The United States and the EU are key actors in the transition of the global economy. The transatlantic partners not only share many of the same challenges and goals in this transition (e.g. sustainabile and resilient supply chains, climate change mitigation and adaptation, fight against human rights violations); they are economic super weights and share a historic responsibility to the planet and its people. The green transition is thus one of the top priorities on the agendas of the presidency of Joe Biden and the European Commission under President Ursula von der Leyen. “The United States seeks a more secure, more prosperous, more equitable world for all people because we know our future is bound to yours. (…) no nation can meet the challenges of today alone,” U.S. President Biden underlined in his speech before the 78th Session of the United Nations General Assembly in late September 2023. Addressing the conference “Beyond Growth” in the European Parliament on May 15, 2023, President of the European Commission Ursula von der Leyen argued: “Economic growth is not an end in itself and it must not destroy its own foundations. Growth must serve people and future generations. (…) only a sustainable economy can be a strong economy. Only a sustainable economy has the resources to invest in a healthier and in a fairer tomorrow.
Consequently, the green transition is high on the agenda of the U.S.-EU Trade and Technology Council (TTC), through which the transatlantic partners launched the Clean Energy Incentives Dialogue and the Transatlantic Initiative on Sustainable Trade. Unilateral or bilateral initiatives, however, will not be sufficient. The transatlantic partners are therefore cooperating in various plurilateral and multilateral institutions as well as clubs on climate change issues. Given these initiatives, the question arises: How promising are existing plurilateral initiatives to drive forward the transition of the global economy? And what role do the EU and the United States play in them?
This study will take a closer look at the following initiatives: The Climate Club of the G7, the G20, the Structured Discussions of the World Trade Organization (WTO), and the Indo-Pacific Economic Framework for Prosperity (IPEF). Both the United States and the EU are members of most of these initiatives. So far, the United States has not taken part in the WTO’s Fossil Fuel Subsidy Reform Initiative, and the EU is not a member of IPEF. As the EU-U.S. Global Arrangement on Sustainable Steel and Aluminum has not come into being yet, it will not be analyzed in this study.
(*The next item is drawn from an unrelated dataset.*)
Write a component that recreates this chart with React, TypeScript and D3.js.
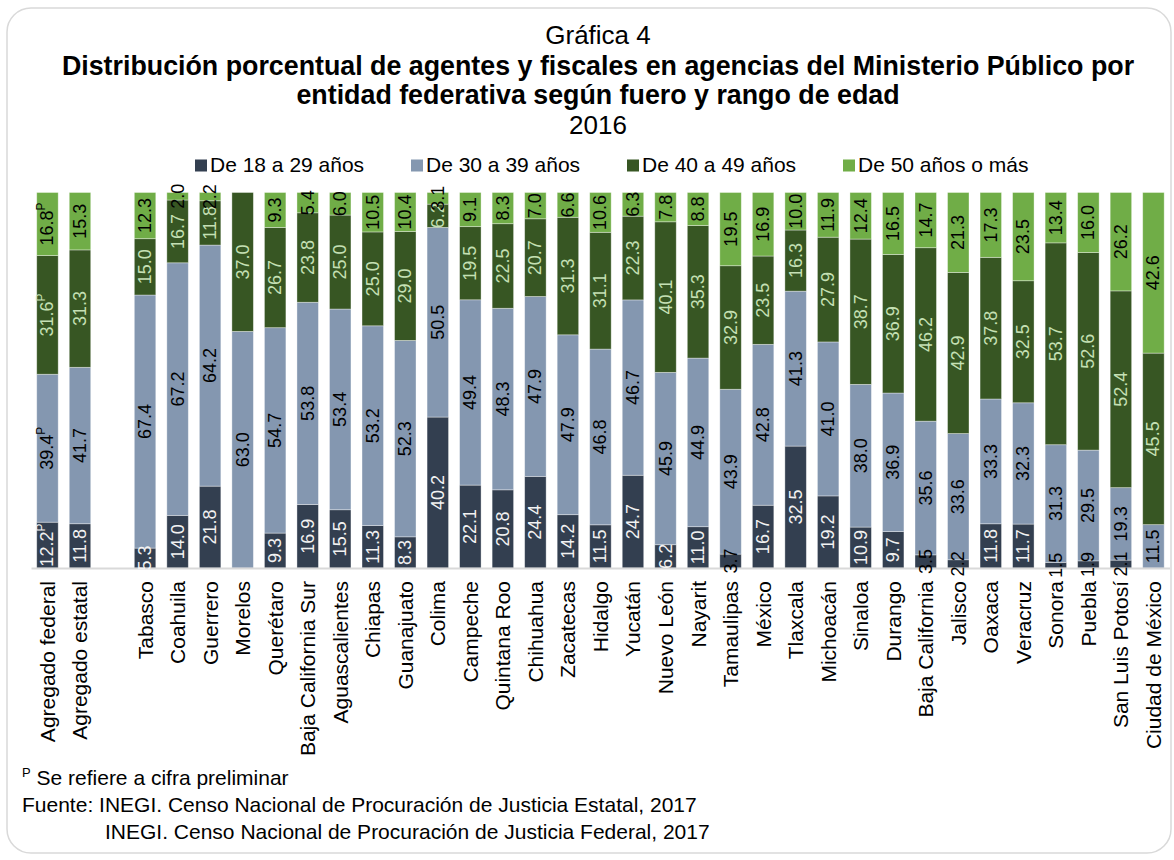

While the G20 differs from the other selected plurilaterals (longer in existence, more institutionalized, more formal, much broader topics coverage), it is included in this study because of its importance for cooperation between the Global North and the Global South. There are other plurilateral intergovernmental initiatives that would be worth studying, of which neither the United States nor the EU are currently members. One of them is the Agreement on Climate Change, Trade and Sustainability (ACCTS). Individual EU member states and the United States also take part in some plurilateral public-private partnership initiatives.
In the following, each of the selected initiatives will be briefly described before analyzing the member and interest constellation with a closer focus on the United States and the EU. Subsequently, two questions will be answered: How well does the initiative address the interplay between the three dimensions of sustainability? How legitimate and effective is the initiative? As such, a focus will be placed on membership and openness. Effectiveness is to be understood as the degree to which a plurilateral initiative is successful in producing a desired result. A word of caution is in order here: many of these initiatives have not been fully implemented yet. Thus, their evaluation is a work in progress. The paper ends with some recommendations to the transatlantic partners.